I’ve always prided myself on being the friend who is likely to reach out to other old friends first. I like staying in touch with friends, getting news about families and reminiscing about old times – which always involves laughter.
One of my friends not long ago called me a community builder.
I liked that. I think he meant I like getting people together to laugh and tell stories and sure, have a beer or bourbon or two.
But I didn’t do that with my old friend Mark, and I’m feeling bad about that.
And now it’s too late.
Mark Swahn – “Swanny” to all his close friends – was my co-pilot in our junior and senior years of high school.
He was always ready to go for a cruise in my butterscotch-and-white-chic-magnet Dodge Ram Charger, nicknamed Fooby by one the girls. Sometimes those trips involved picking bottles along the road for a cheap 12-pack (drinking age was 18 in Vermont then!) or going to toss a baseball or kick a soccer ball – or sometimes to just ride and listen to tunes.
I liked being around him because he was arguably the funniest person I know. I love to laugh and make people laugh too, but Swanny was the master.
He was like a skinny Chris Farley.
Nothing was off limits.
His humor was often loud, self-deprecating and goofy.
Some of it was shock-value slapstick humor, like throwing gum on the bare ground, stepping on it, and popping it back in his mouth.

He could also imitate voices and would do this one name, “Wooooooooooniiieeee Geeeeeeeeeeeeeeeeeeeeeeeeeeeee,” and would hold the last “eee” until he literally turned red. It would be a minute after he started, literally!
Sometimes, to elevate the schtick, he would take the “Geeeeeeeeeeeeeeeee” part up about four octaves in a falsetto that would leave Prince salivating.
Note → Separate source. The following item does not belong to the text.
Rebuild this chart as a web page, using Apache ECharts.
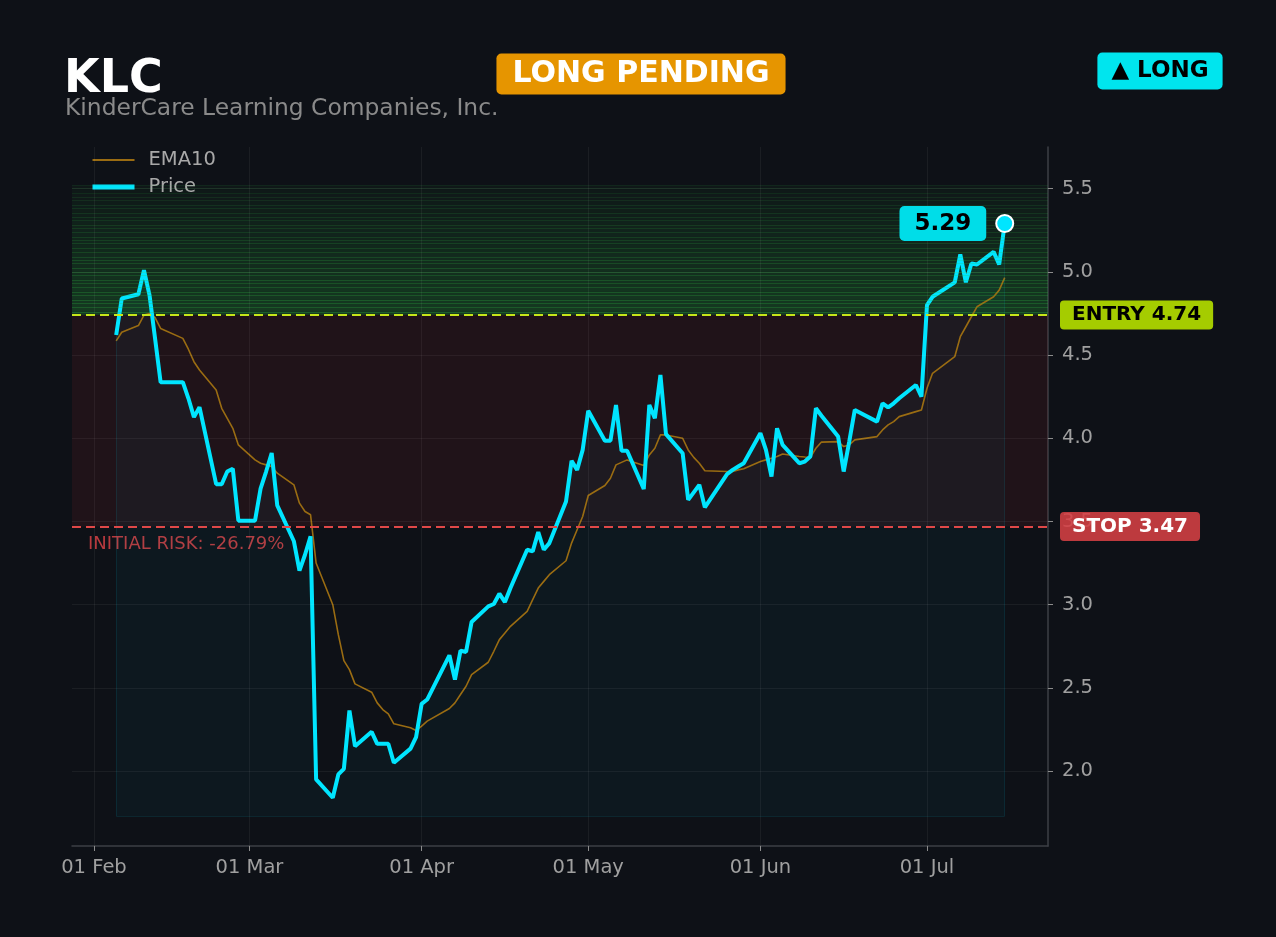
<!DOCTYPE html>
<html>
<head>
<meta charset="utf-8">
<title>KLC</title>
<script src="https://cdn.jsdelivr.net/npm/echarts@6/dist/echarts.min.js"></script>
<style>
  html, body { margin: 0; padding: 0; background: #0e1117; }
  #chart { width: 1276px; height: 937px; }
</style>
</head>
<body>
<div id="chart"></div>
<script>
// trading days (2026) shown on the chart
var dates = [
  '2026-02-05','2026-02-06','2026-02-09','2026-02-10','2026-02-11','2026-02-12','2026-02-13','2026-02-17',
  '2026-02-18','2026-02-19','2026-02-20','2026-02-23','2026-02-24','2026-02-25','2026-02-26','2026-02-27',
  '2026-03-02','2026-03-03','2026-03-04','2026-03-05','2026-03-06','2026-03-09','2026-03-10','2026-03-11',
  '2026-03-12','2026-03-13','2026-03-16','2026-03-17','2026-03-18','2026-03-19','2026-03-20','2026-03-23',
  '2026-03-24','2026-03-25','2026-03-26','2026-03-27','2026-03-30','2026-03-31',
  '2026-04-01','2026-04-02','2026-04-06','2026-04-07','2026-04-08','2026-04-09','2026-04-10','2026-04-13',
  '2026-04-14','2026-04-15','2026-04-16','2026-04-17','2026-04-20','2026-04-21','2026-04-22','2026-04-23',
  '2026-04-24','2026-04-27','2026-04-28','2026-04-29','2026-04-30',
  '2026-05-01','2026-05-04','2026-05-05','2026-05-06','2026-05-07','2026-05-08','2026-05-11','2026-05-12',
  '2026-05-13','2026-05-14','2026-05-15','2026-05-18','2026-05-19','2026-05-20','2026-05-21','2026-05-22',
  '2026-05-26','2026-05-27','2026-05-28','2026-05-29',
  '2026-06-01','2026-06-02','2026-06-03','2026-06-04','2026-06-05','2026-06-08','2026-06-09','2026-06-10',
  '2026-06-11','2026-06-12','2026-06-15','2026-06-16','2026-06-17','2026-06-18','2026-06-22','2026-06-23',
  '2026-06-24','2026-06-25','2026-06-26','2026-06-29','2026-06-30',
  '2026-07-01','2026-07-02','2026-07-06','2026-07-07','2026-07-08','2026-07-09','2026-07-10','2026-07-13',
  '2026-07-14','2026-07-15'
];

var price = [
  4.62, 4.84, 4.865, 5.01, 4.86, 4.60, 4.337, 4.337, 4.24, 4.127, 4.187, 3.724, 3.724, 3.80, 3.817, 3.505,
  3.505, 3.697, 3.80, 3.911, 3.597, 3.381, 3.205, 3.30, 3.411, 1.95, 1.84, 1.98, 2.014, 2.364, 2.15, 2.236,
  2.164, 2.164, 2.164, 2.05, 2.135, 2.204,
  2.404, 2.43, 2.696, 2.55, 2.724, 2.716, 2.896, 2.99, 3.004, 3.066, 3.016, 3.10, 3.33, 3.32, 3.436, 3.33,
  3.37, 3.62, 3.865, 3.81, 3.93,
  4.165, 3.985, 3.985, 4.20, 3.925, 3.925, 3.695, 4.20, 4.12, 4.38, 4.025, 3.91, 3.63, 3.675, 3.72, 3.585,
  3.785, 3.81, 3.83, 3.85,
  4.03, 3.93, 3.77, 4.06, 3.96, 3.85, 3.86, 3.89, 4.18, 4.135, 4.01, 3.80, 3.98, 4.17, 4.10, 4.21,
  4.185, 4.21, 4.24, 4.32, 4.25,
  4.80, 4.85, 4.937, 5.104, 4.937, 5.05, 5.044, 5.12, 5.044, 5.29
];

var ema10 = [
  4.585, 4.637, 4.677, 4.74, 4.75, 4.725, 4.66, 4.60, 4.535, 4.46, 4.41, 4.29, 4.18, 4.12, 4.06, 3.96,
  3.87, 3.85, 3.84, 3.83, 3.79, 3.72, 3.61, 3.56, 3.54, 3.25, 3.00, 2.82, 2.664, 2.61, 2.524, 2.474,
  2.41, 2.37, 2.344, 2.284, 2.26, 2.244,
  2.27, 2.30, 2.376, 2.41, 2.46, 2.51, 2.58, 2.654, 2.72, 2.79, 2.83, 2.87, 2.96, 3.03, 3.10, 3.14,
  3.18, 3.264, 3.37, 3.45, 3.53,
  3.656, 3.716, 3.76, 3.84, 3.855, 3.87, 3.836, 3.90, 3.94, 4.02, 4.02, 4.00, 3.93, 3.885, 3.85, 3.805,
  3.80, 3.80, 3.81, 3.817,
  3.86, 3.87, 3.88, 3.89, 3.905, 3.89, 3.887, 3.885, 3.94, 3.977, 3.98, 3.95, 3.96, 3.99, 4.01, 4.05,
  4.08, 4.10, 4.13, 4.16, 4.17,
  4.30, 4.39, 4.49, 4.61, 4.67, 4.73, 4.79, 4.85, 4.89, 4.965
];

var monthTicks = ['2026-02-01', '2026-03-01', '2026-04-01', '2026-05-01', '2026-06-01', '2026-07-01'];
var yTicks = [2.0, 2.5, 3.0, 3.5, 4.0, 4.5, 5.0, 5.5];

var entry = 4.74;
var stop = 3.47;
var target = 5.52;
var areaBase = 1.73;

var FONT = 'DejaVu Sans';

function ts(s) {
  var p = s.split('-');
  return new Date(+p[0], +p[1] - 1, +p[2]).getTime();
}

var priceData = dates.map(function (d, i) { return [ts(d), price[i]]; });
var emaData = dates.map(function (d, i) { return [ts(d), ema10[i]]; });
var firstT = ts(dates[0]);
var lastT = ts(dates[dates.length - 1]);
var lastPrice = price[price.length - 1];

// striped green target zone, stronger near the entry
var nBands = 33;
var zoneAreas = [
  [{ yAxis: stop, itemStyle: { color: 'rgba(220,45,60,0.09)' } }, { yAxis: entry }]
];
var guideLines = [];
for (var i = 0; i < nBands; i++) {
  var lo = entry + (target - entry) * i / nBands;
  var hi = entry + (target - entry) * (i + 1) / nBands;
  var a = 0.04 + 0.23 * (1 - i / nBands);
  zoneAreas.push([{ yAxis: lo, itemStyle: { color: 'rgba(40,170,60,' + a.toFixed(3) + ')' } }, { yAxis: hi }]);
  guideLines.push({ yAxis: hi, lineStyle: { color: 'rgba(50,190,70,' + (a * 0.8 + 0.06).toFixed(3) + ')', width: 1, type: 'solid' } });
}
// grid lines
monthTicks.forEach(function (m) {
  guideLines.push({ xAxis: ts(m), lineStyle: { color: 'rgba(255,255,255,0.055)', width: 1, type: 'solid' } });
});
yTicks.forEach(function (v) {
  guideLines.push({ yAxis: v, lineStyle: { color: 'rgba(255,255,255,0.055)', width: 1, type: 'solid' } });
});
// fill outline
guideLines.push([{ coord: [firstT, areaBase] }, { coord: [lastT, areaBase], lineStyle: { color: 'rgba(0,229,255,0.1)', width: 1, type: 'solid' } }]);
guideLines.push([{ coord: [firstT, areaBase] }, { coord: [firstT, price[0]], lineStyle: { color: 'rgba(0,229,255,0.1)', width: 1, type: 'solid' } }]);
guideLines.push([{ coord: [lastT, areaBase] }, { coord: [lastT, lastPrice], lineStyle: { color: 'rgba(0,229,255,0.1)', width: 1, type: 'solid' } }]);

var levelLines = [
  {
    yAxis: entry,
    lineStyle: { color: '#c6e619', width: 2, type: [9, 5] },
    label: {
      show: true, position: 'end', distance: 12, formatter: 'ENTRY ' + entry.toFixed(2),
      backgroundColor: '#a5cc00', color: '#000', fontWeight: 'bold', fontSize: 20, fontFamily: FONT,
      padding: [5, 12, 4, 12], borderRadius: 4
    }
  },
  {
    yAxis: stop,
    lineStyle: { color: '#e04848', width: 2, type: [9, 5] },
    label: {
      show: true, position: 'end', distance: 12, formatter: 'STOP ' + stop.toFixed(2),
      backgroundColor: 'rgba(214,64,68,0.88)', color: '#fff', fontWeight: 'bold', fontSize: 20, fontFamily: FONT,
      padding: [5, 12, 4, 12], borderRadius: 4
    }
  }
];

var chart = echarts.init(document.getElementById('chart'));

var option = {
  backgroundColor: '#0e1117',
  animation: false,
  textStyle: { fontFamily: FONT },
  grid: { left: 72, right: 228, top: 147, bottom: 91 },
  legend: {
    data: [
      { name: 'EMA10', lineStyle: { width: 2 } },
      { name: 'Price', lineStyle: { width: 5 } }
    ],
    orient: 'vertical',
    left: 85,
    top: 145,
    itemWidth: 42,
    itemHeight: 14,
    itemGap: 7,
    itemStyle: { opacity: 0 },
    textStyle: { color: '#a8a8a8', fontSize: 19.5, fontFamily: FONT, padding: [0, 0, 0, 9] }
  },
  xAxis: {
    type: 'time',
    min: ts('2026-01-28') + 3600 * 1000,
    max: ts('2026-07-22') + 19 * 3600 * 1000,
    axisLine: { lineStyle: { color: '#3c3f46', width: 1.5 } },
    axisTick: { show: true, customValues: monthTicks.map(ts), length: 5, lineStyle: { color: '#8c8c8c' } },
    axisLabel: {
      customValues: monthTicks.map(ts), formatter: '{dd} {MMM}', color: '#a0a0a0',
      fontSize: 19.5, margin: 12, fontFamily: FONT
    },
    splitLine: { show: false }
  },
  yAxis: {
    type: 'value',
    position: 'right',
    min: 1.55,
    max: 5.75,
    axisLine: { show: true, lineStyle: { color: '#3c3f46', width: 1.5 } },
    axisTick: { show: true, customValues: yTicks, length: 5, lineStyle: { color: '#8c8c8c' } },
    axisLabel: {
      customValues: yTicks, formatter: function (v) { return v.toFixed(1); },
      color: '#a0a0a0', fontSize: 19.5, margin: 14, fontFamily: FONT
    },
    splitLine: { show: false }
  },
  series: [
    {
      name: 'guides',
      type: 'line',
      data: [],
      silent: true,
      markArea: { silent: true, data: zoneAreas },
      markLine: { silent: true, symbol: 'none', label: { show: false }, data: guideLines }
    },
    {
      name: 'EMA10',
      type: 'line',
      data: emaData,
      symbol: 'none',
      lineStyle: { color: '#9a6c12', width: 1.6 },
      itemStyle: { color: '#9a6c12' },
      markLine: { silent: true, symbol: 'none', data: levelLines }
    },
    {
      name: 'Price',
      type: 'line',
      data: priceData,
      symbol: 'none',
      lineStyle: { color: '#00e5ff', width: 4 },
      itemStyle: { color: '#00e5ff' },
      areaStyle: { origin: areaBase, color: 'rgba(0,229,255,0.05)' }
    },
    {
      name: 'last',
      type: 'scatter',
      data: [[lastT, lastPrice]],
      symbolSize: 17,
      itemStyle: { color: '#00e5ff', borderColor: '#ffffff', borderWidth: 2, opacity: 1 },
      label: {
        show: true, position: 'left', distance: 9,
        formatter: function (p) { return p.value[1].toFixed(2); },
        backgroundColor: '#00dde8', color: '#000', fontWeight: 'bold', fontSize: 23, fontFamily: FONT,
        padding: [6, 15, 6, 15], borderRadius: 5
      },
      z: 5
    }
  ]
};

chart.setOption(option);

var stopY = chart.convertToPixel({ yAxisIndex: 0 }, stop);
var risk = ((stop - entry) / entry * 100).toFixed(2);

chart.setOption({
  graphic: [
    {
      type: 'text', x: 64, y: 80,
      style: { text: 'KLC', fill: '#ffffff', fontSize: 46, fontWeight: 'bold', fontFamily: FONT, verticalAlign: 'middle' }
    },
    {
      type: 'text', x: 65, y: 109,
      style: { text: 'KinderCare Learning Companies, Inc.', fill: '#8a8a8a', fontSize: 23.4, fontFamily: FONT, verticalAlign: 'middle' }
    },
    {
      type: 'text', x: 641, y: 74,
      style: {
        text: 'LONG PENDING', fill: '#ffffff', fontSize: 30, fontWeight: 'bold', fontFamily: FONT,
        align: 'center', verticalAlign: 'middle', backgroundColor: '#e69500',
        padding: [5, 16], borderRadius: 5, lineHeight: 31
      }
    },
    {
      type: 'text', x: 1160, y: 71,
      style: {
        text: '\u25B2 LONG', fill: '#000000', fontSize: 23, fontWeight: 'bold', fontFamily: FONT,
        align: 'center', verticalAlign: 'middle', backgroundColor: '#00e5ee',
        padding: [5, 14], borderRadius: 5, lineHeight: 27
      }
    },
    {
      type: 'text', x: 88, y: stopY + 18,
      style: {
        text: 'INITIAL RISK: ' + risk + '%', fill: '#b83a3e', fontSize: 18, fontFamily: FONT,
        verticalAlign: 'middle'
      }
    }
  ]
});
</script>
</body>
</html>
His interaction with his parents, sometimes as I waited for him to change from a sports uniform to street clothes, sometimes in front of his mom in the kitchen, was equally funny. They played off each other, with his mom seemingly disgusted, but not really.
He was also a really good athlete. The type of guy I like to play with. Somebody who hates to lose. I’ve heard legendary stories about him as a younger kids smashing his plastic baseball helmets when he made outs in kickball or tennis ball baseball games, only to return a day later with a taped-up version.
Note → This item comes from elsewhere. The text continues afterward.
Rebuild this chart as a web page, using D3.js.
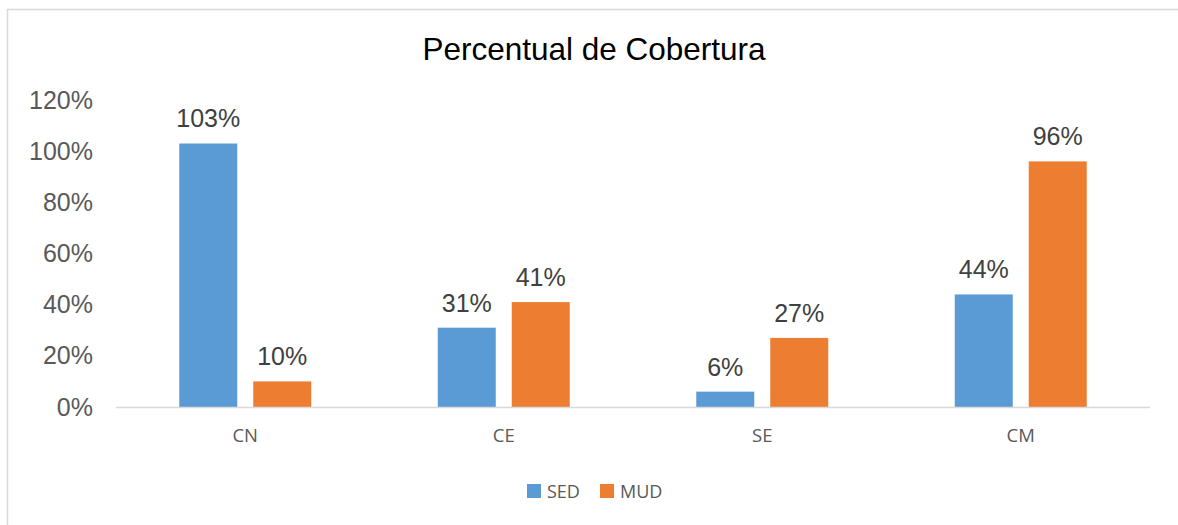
<!DOCTYPE html>
<html>
<head>
<meta charset="utf-8">
<script src="https://cdn.jsdelivr.net/npm/d3@7"></script>
<style>
  body { margin: 0; background: #fff; }
  svg { display: block; }
</style>
</head>
<body>
<svg width="1178" height="525"></svg>
<script>
// Chart data
var categories = ["CN", "CE", "SE", "CM"];
var seriesNames = ["SED", "MUD"];
var sedValues = [1.03, 0.31, 0.06, 0.44];
var mudValues = [0.10, 0.41, 0.27, 0.96];
var yTicks = [0, 0.2, 0.4, 0.6, 0.8, 1.0, 1.2];
var colors = ["#5b9bd5", "#ed7d31"];

var svg = d3.select("svg"),
    width = +svg.attr("width"),
    height = +svg.attr("height");

// chart border (top + left visible)
svg.append("path")
    .attr("d", "M7.5,525 L7.5,9.5 L1178,9.5")
    .attr("fill", "none")
    .attr("stroke", "#d9d9d9")
    .attr("stroke-width", 1.5);

var margin = {left: 116, right: 28},
    y0 = 407;

var x = d3.scaleBand()
    .domain(categories)
    .range([margin.left, width - margin.right]);

var y = d3.scaleLinear()
    .domain([0, 1.2])
    .range([y0, y0 - 307]);

// two bars per category, 58px wide with 16px gap
var xInner = d3.scaleBand()
    .domain(seriesNames)
    .range([0, x.bandwidth()])
    .paddingInner(0.216)
    .paddingOuter(0.855);

// title
svg.append("text")
    .attr("x", 594)
    .attr("y", 60)
    .attr("text-anchor", "middle")
    .style("font-family", "'Liberation Sans', Arial, sans-serif")
    .style("font-size", "31.5px")
    .attr("fill", "#000")
    .text("Percentual de Cobertura");

// y axis labels
var yAxis = d3.axisLeft(y)
    .tickValues(yTicks)
    .tickFormat(d3.format(".0%"))
    .tickSize(0)
    .tickPadding(0);

var gy = svg.append("g")
    .attr("transform", "translate(93,0)")
    .call(yAxis);
gy.select(".domain").remove();
gy.selectAll("text")
    .style("font-family", "'Liberation Sans', Arial, sans-serif")
    .style("font-size", "25px")
    .attr("fill", "#595959");

// bars
var rows = categories.map(function(c, i) {
  return {cat: c, values: [sedValues[i], mudValues[i]]};
});

var groups = svg.append("g")
  .selectAll("g")
  .data(rows)
  .enter().append("g")
    .attr("transform", function(d) { return "translate(" + x(d.cat) + ",0)"; });

groups.selectAll("rect")
  .data(function(d) { return d.values.map(function(v, j) { return {s: seriesNames[j], v: v, j: j}; }); })
  .enter().append("rect")
    .attr("x", function(d) { return xInner(d.s); })
    .attr("width", xInner.bandwidth())
    .attr("y", function(d) { return y(d.v); })
    .attr("height", function(d) { return y0 - y(d.v); })
    .attr("fill", function(d) { return colors[d.j]; });

groups.selectAll("text.lbl")
  .data(function(d) { return d.values.map(function(v, j) { return {s: seriesNames[j], v: v}; }); })
  .enter().append("text")
    .attr("class", "lbl")
    .attr("x", function(d) { return xInner(d.s) + xInner.bandwidth() / 2; })
    .attr("y", function(d) { return y(d.v) - 16; })
    .attr("text-anchor", "middle")
    .style("font-family", "'Liberation Sans', Arial, sans-serif")
    .style("font-size", "25px")
    .attr("fill", "#404040")
    .text(function(d) { return d3.format(".0%")(d.v); });

// baseline
svg.append("line")
    .attr("x1", margin.left)
    .attr("x2", width - margin.right)
    .attr("y1", y0 + 0.5)
    .attr("y2", y0 + 0.5)
    .attr("stroke", "#d9d9d9")
    .attr("stroke-width", 1.5);

// x axis labels
var xAxis = d3.axisBottom(x).tickSize(0).tickPadding(0);
var gx = svg.append("g")
    .attr("transform", "translate(0," + (y0 + 22) + ")")
    .call(xAxis);
gx.select(".domain").remove();
gx.selectAll("text")
    .style("font-family", "'Open Sans', 'Noto Sans', sans-serif")
    .style("font-size", "18.5px")
    .attr("fill", "#595959");

// legend
var legend = svg.append("g").attr("transform", "translate(527,498)");
var legendX = [0, 73];
seriesNames.forEach(function(s, i) {
  legend.append("rect")
      .attr("x", legendX[i])
      .attr("y", -14)
      .attr("width", 14)
      .attr("height", 14)
      .attr("fill", colors[i]);
  legend.append("text")
      .attr("x", legendX[i] + 20)
      .attr("y", 0)
      .style("font-family", "'Open Sans', 'Noto Sans', sans-serif")
      .style("font-size", "18px")
      .attr("fill", "#595959")
      .text(s);
});
</script>
</body>
</html>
I grew up in a different town and went to a different grade school, so I missed those games but loved hearing stories of his youth.
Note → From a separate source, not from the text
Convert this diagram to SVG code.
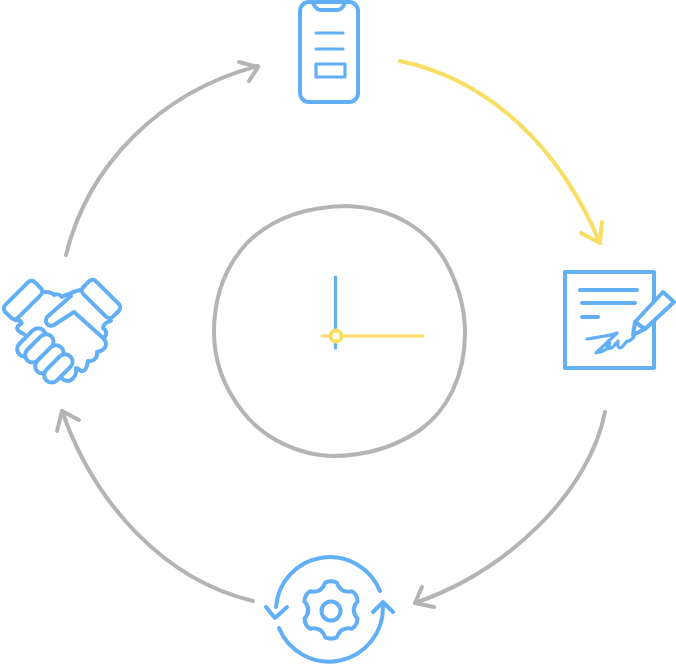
<svg xmlns="http://www.w3.org/2000/svg" width="676" height="667" viewBox="0 0 676 667">
<style>
.g{fill:none;stroke:#b4b4b4;stroke-width:4;stroke-linecap:round;stroke-linejoin:round}
.y{fill:none;stroke:#f8de63;stroke-width:4;stroke-linecap:round;stroke-linejoin:round}
.b{fill:none;stroke:#62aff6;stroke-width:4;stroke-linecap:round;stroke-linejoin:round}
.t{stroke-width:3.200}
.w{fill:#fff}
</style>
<rect width="676" height="667" fill="#fff"/>
<g id="connectors">
<path class="y" d="M400 61C490 80 560 148 600 243"/>
<path class="y" d="M581 233L600 243L602 222"/>
<path class="g" d="M605 412C590 490 510 570 415 603"/>
<path class="g" d="M422 587L415 603L434 607"/>
<path class="g" d="M253 601C165 580 95 505 62 411"/>
<path class="g" d="M57 431L62 411L79 420"/>
<path class="g" d="M66 255C88 165 160 92 258 66"/>
<path class="g" d="M239 62L258 67L249 81"/>
</g>
<g id="clock">
<path class="g" d="M345 206C395 207 432 232 449 268C460 290 465 312 465 333C465 375 448 410 420 430C395 447 365 456 332 456C300 455 265 440 243 412C224 388 214 360 214 332C214 300 224 268 247 243C272 218 305 207 345 206Z"/>
<path class="b t" d="M335.500 277V348"/>
<path class="y t" d="M322 336H423"/>
<circle class="y w" cx="336" cy="336" r="5.500"/>
</g>
<g id="phone">
<rect class="b" x="300" y="2" width="58" height="100" rx="9"/>
<path class="b" d="M313 3Q316 10 321 10H337Q342 10 345 3"/>
<path class="b t" d="M316 33H343M316 49H343"/>
<rect class="b t" x="316" y="64" width="29" height="13"/>
</g>
<g id="contract">
<rect class="b" x="565" y="272" width="89" height="96"/>
<path class="b" d="M580 290H637M582 303H635M582 317H598"/>
<path class="b w" d="M635 322L663 292L674 302L645 329L633 335Z"/>
<path class="b" d="M635 322L645 329"/>
<path class="b t" d="M587 339C598 337 610 336 617 333L596 353C603 352 612 348 609 341C605 350 608 350 613 347L618 341C617 349 620 349 623 346L627 341C628 342 631 340 634 337"/>
</g>
<g id="handshake">
<rect class="b" x="2" y="291" width="42" height="18" rx="5" transform="rotate(-45 23 300)"/>
<rect class="b" x="80" y="290" width="42" height="18" rx="5" transform="rotate(45 101 299)"/>
<path class="b" d="M15 320C20 320 23 322 21 324C15 327 16 331 24 334"/>
<path class="b" d="M45 292C50 292 54 294 54 295C58 293 60 295 62 297C66 294 70 295 73 292L80 290"/>
<path class="b" d="M71 296L47 317C44 322 48 328 54 325L60 321L74 312L103 338C108 343 107 350 97 352C98 358 93 362 88 361C87 368 85 372 81 371C79 369 78 368 76 368C77 374 74 379 69 381C64 381 62 379 61 377"/>
<path class="b" d="M111 321C106 322 103 325 103 328C106 330 108 333 104 338"/>
<rect class="b w" x="14" y="335" width="34" height="15" rx="7.500" transform="rotate(-45 31 342)"/>
<rect class="b w" x="22" y="341" width="34" height="15" rx="7.500" transform="rotate(-45 39 348)"/>
<rect class="b w" x="32" y="352" width="34" height="15" rx="7.500" transform="rotate(-45 49 359)"/>
<rect class="b w" x="41" y="361" width="34" height="15" rx="7.500" transform="rotate(-45 58 368)"/>
</g>
<g id="gear">
<path class="b" d="M276 607A54 54 0 0 1 380 591"/>
<path class="b" d="M279 628A54 54 0 0 0 383 607"/>
<path class="b" d="M266 607L275 618L287 607"/>
<path class="b" d="M373 612L383 602L393 612"/>
<path class="b" transform="translate(0 1)" d="M325.200 581.600Q331 579 336.800 581.600Q340.500 592.500 351.800 590.300Q357 593 357.600 600.300Q350 609 357.600 617.700Q357 625 351.800 627.700Q340.500 625.500 336.800 636.400Q331 639 325.200 636.400Q321.500 625.500 310.200 627.700Q305 625 304.400 617.700Q312 609 304.400 600.300Q305 593 310.200 590.300Q321.500 592.500 325.200 581.600Z"/>
<circle class="b" cx="331" cy="611" r="9.500"/>
</g>
</svg>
I’m not sure why I didn’t seek Mark out more after high school. I went to college. He went to work. We then both got married, went to each other’s weddings, had kids and before I knew it, decades had gone by.

We did reconnect in 2015 for our 30th high school reunion, and it’s so cliché, but it literally was like we had been in the Ram Charger the day before. There were cornhole battles, a dunk-off on a much shorter than 10-foot basketball hoop, beers, food and deep belly laughs.
I didn’t want it to end.
Classmate Paul Lasky snapped a lot of shots that day and got one great one of Swanny and I howling. He posted it after news that Mark had passed, and the flood of thoughts came as a result.
As I write this, I’m planning to head up to his wake on Friday night after work.
I hate wakes. I find them almost torturous both to be in the line of family members and to go through it paying respects. I’ve done both.
But I can’t attend his Saturday service, and I like and respect his family too much to not show up for them – and for him – for what it’s worth.
I’m feeling bad that I didn’t reach out sooner. He’s the first of my same-aged good friends to pass and I’m feeling bad that the last time I chatted with him was at that reunion – nine years ago.
But thinking about it a little more, the last vision I have of him was like that picture Paul took of us howling.
Which is exactly like I remember him from high school.
And maybe that’s ok.
RIP little buddy. And I have no doubt at all that wherever you are, people are laughing.